The principle. Sheena Iyengar's famous Stanford jam study: a tasting table with 24 jam flavors attracted more browsers but only 3% bought. A 6-flavor table attracted fewer browsers but 30% bought — a 10x conversion gap.
Why. More options = more cognitive load = analysis paralysis = decision deferral. The brain's escape valve from too many choices is to choose none.
Where reps blow it. Pricing pages with 5 tiers. Demos that show every feature. Proposals with 4 packages and 3 add-on bundles. Each option you add lowers the conversion rate of the option you actually want them to pick.

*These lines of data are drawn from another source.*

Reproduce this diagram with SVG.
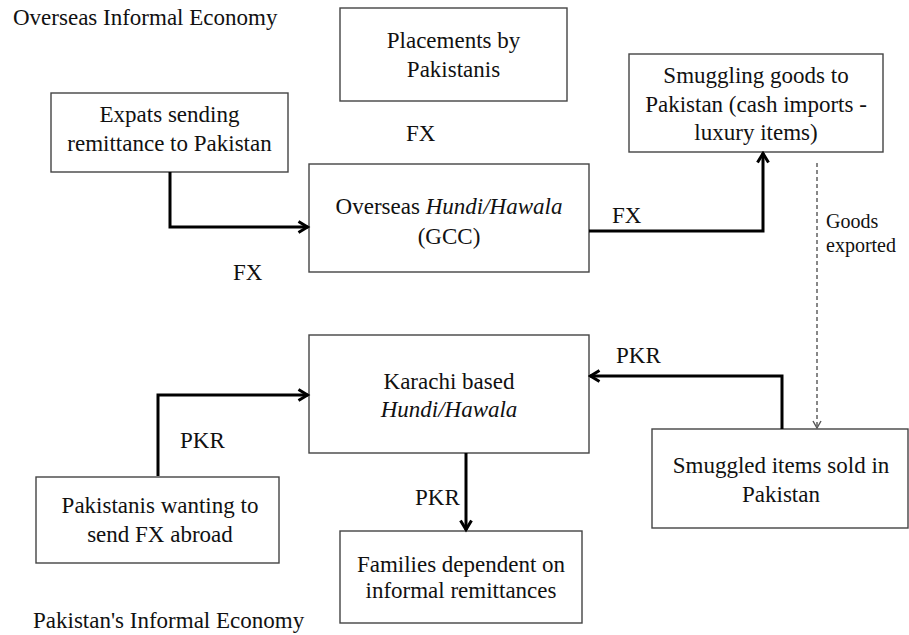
<svg xmlns="http://www.w3.org/2000/svg" width="909" height="635" viewBox="0 0 909 635" font-family="Liberation Serif, serif">
<style>
text{font-size:23px;fill:#111;}
.c{text-anchor:middle;}
.box{fill:#fff;stroke:#444;stroke-width:1.4;}
.arr{fill:none;stroke:#000;stroke-width:3;}
.dash{fill:none;stroke:#555;stroke-width:1.4;stroke-dasharray:4 3;}
.sm{font-size:20px;}
</style>
<defs>
<marker id="ah" markerUnits="userSpaceOnUse" viewBox="0 0 14 14" markerWidth="14" markerHeight="14" refX="11.5" refY="7" orient="auto">
<path d="M2,1.5 L11,7 L2,12.5" fill="none" stroke="#000" stroke-width="3"/>
</marker>
<marker id="ahd" markerUnits="userSpaceOnUse" viewBox="0 0 10 10" markerWidth="10" markerHeight="10" refX="9" refY="5" orient="auto">
<path d="M2,1 L9,5 L2,9" fill="none" stroke="#555" stroke-width="1.4"/>
</marker>
</defs>
<rect width="909" height="635" fill="#fff"/>
<text x="13" y="25">Overseas Informal Economy</text>
<text x="33" y="628">Pakistan's Informal Economy</text>
<g id="placements">
<rect class="box" x="340" y="8" width="227" height="93"/>
<text class="c" x="453.5" y="48">Placements by</text>
<text class="c" x="453.5" y="77">Pakistanis</text>
</g>
<g id="expats">
<rect class="box" x="51" y="93" width="237" height="79"/>
<text class="c" x="169.5" y="122">Expats sending</text>
<text class="c" x="169.5" y="151">remittance to Pakistan</text>
</g>
<g id="overseas">
<rect class="box" x="309" y="164" width="280" height="108"/>
<text class="c" x="449" y="214">Overseas <tspan font-style="italic">Hundi/Hawala</tspan></text>
<text class="c" x="449" y="244">(GCC)</text>
</g>
<g id="smuggling">
<rect class="box" x="629" y="54" width="254" height="98"/>
<text class="c" x="756" y="83">Smuggling goods to</text>
<text class="c" x="756" y="112">Pakistan (cash imports -</text>
<text class="c" x="756" y="140">luxury items)</text>
</g>
<g id="karachi">
<rect class="box" x="309" y="335" width="280" height="118"/>
<text class="c" x="449" y="389">Karachi based</text>
<text class="c" x="449" y="417" font-style="italic">Hundi/Hawala</text>
</g>
<g id="pakistanis">
<rect class="box" x="36" y="477" width="243" height="86"/>
<text class="c" x="160" y="513">Pakistanis wanting to</text>
<text class="c" x="160" y="542">send FX abroad</text>
</g>
<g id="families">
<rect class="box" x="340" y="531" width="242" height="92"/>
<text class="c" x="461" y="572">Families dependent on</text>
<text class="c" x="461" y="598">informal remittances</text>
</g>
<g id="smuggled">
<rect class="box" x="652" y="429" width="256" height="99"/>
<text class="c" x="781" y="473">Smuggled items sold in</text>
<text class="c" x="781" y="502">Pakistan</text>
</g>
<g id="connectors">
<polyline class="arr" points="170,172 170,227 308,227" marker-end="url(#ah)"/>
<polyline class="arr" points="589,231 763,231 763,153" marker-end="url(#ah)"/>
<polyline class="arr" points="158,476 158,395 308,395" marker-end="url(#ah)"/>
<polyline class="arr" points="782,429 782,376 590,376" marker-end="url(#ah)"/>
<line class="arr" x1="466" y1="453" x2="466" y2="530" marker-end="url(#ah)"/>
<line class="dash" x1="817" y1="163" x2="817" y2="428" marker-end="url(#ahd)"/>
</g>
<g id="labels">
<text x="406" y="141">FX</text>
<text x="233" y="280">FX</text>
<text x="612" y="223">FX</text>
<text x="180" y="448">PKR</text>
<text x="616" y="363">PKR</text>
<text x="415" y="505">PKR</text>
<text class="sm" x="826" y="228">Goods</text>
<text class="sm" x="826" y="252">exported</text>
</g>
</svg>
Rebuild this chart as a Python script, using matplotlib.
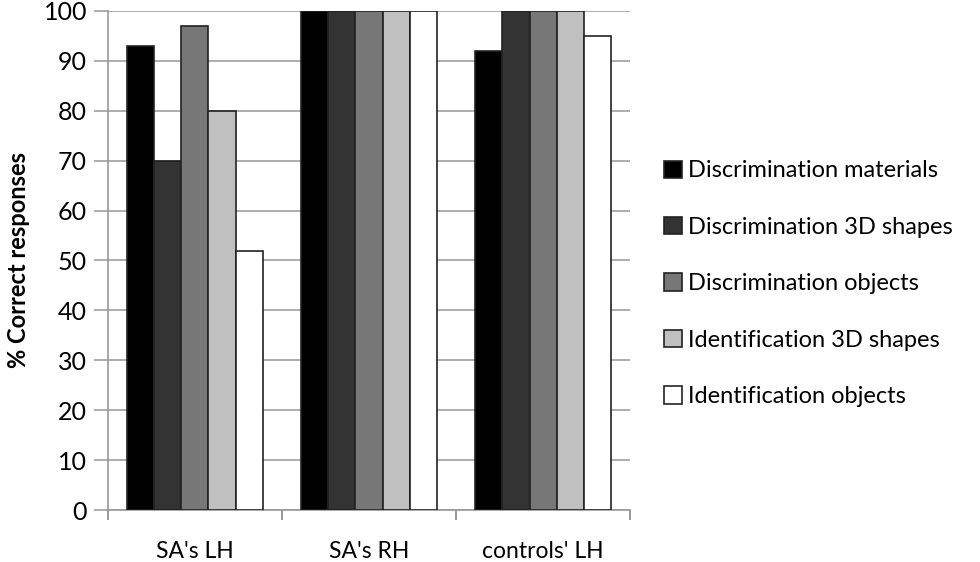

The fix: the rule of 3. Present at most 3 options. The Goldilocks structure:
- Anchor (high) — premium tier, sets the ceiling. Most won't pick it. That's fine — it's an anchor.
- Target (middle) — the option you actually want them to choose. Optimized to feel like the obvious right answer.
- Decoy (low) — bare-bones, makes the target look like a steal by comparison.
The asymmetric dominance effect. The decoy is intentionally worse on most dimensions than the target — but only slightly cheaper. This makes the target look strictly better. Brain takes the shortcut and picks it.
Where it really matters. End-of-call. Don't say "so, we've got these 5 things we could do — what works for you?" Say "based on what you've told me, two paths make sense — option A or option B. Which feels right?" Two options, not five. Built-in alternative close.
Caveat for technical buyers. Engineers and CFOs sometimes WANT the spec sheet. Show 3 options up front; have the full menu in the appendix for the prospect who asks.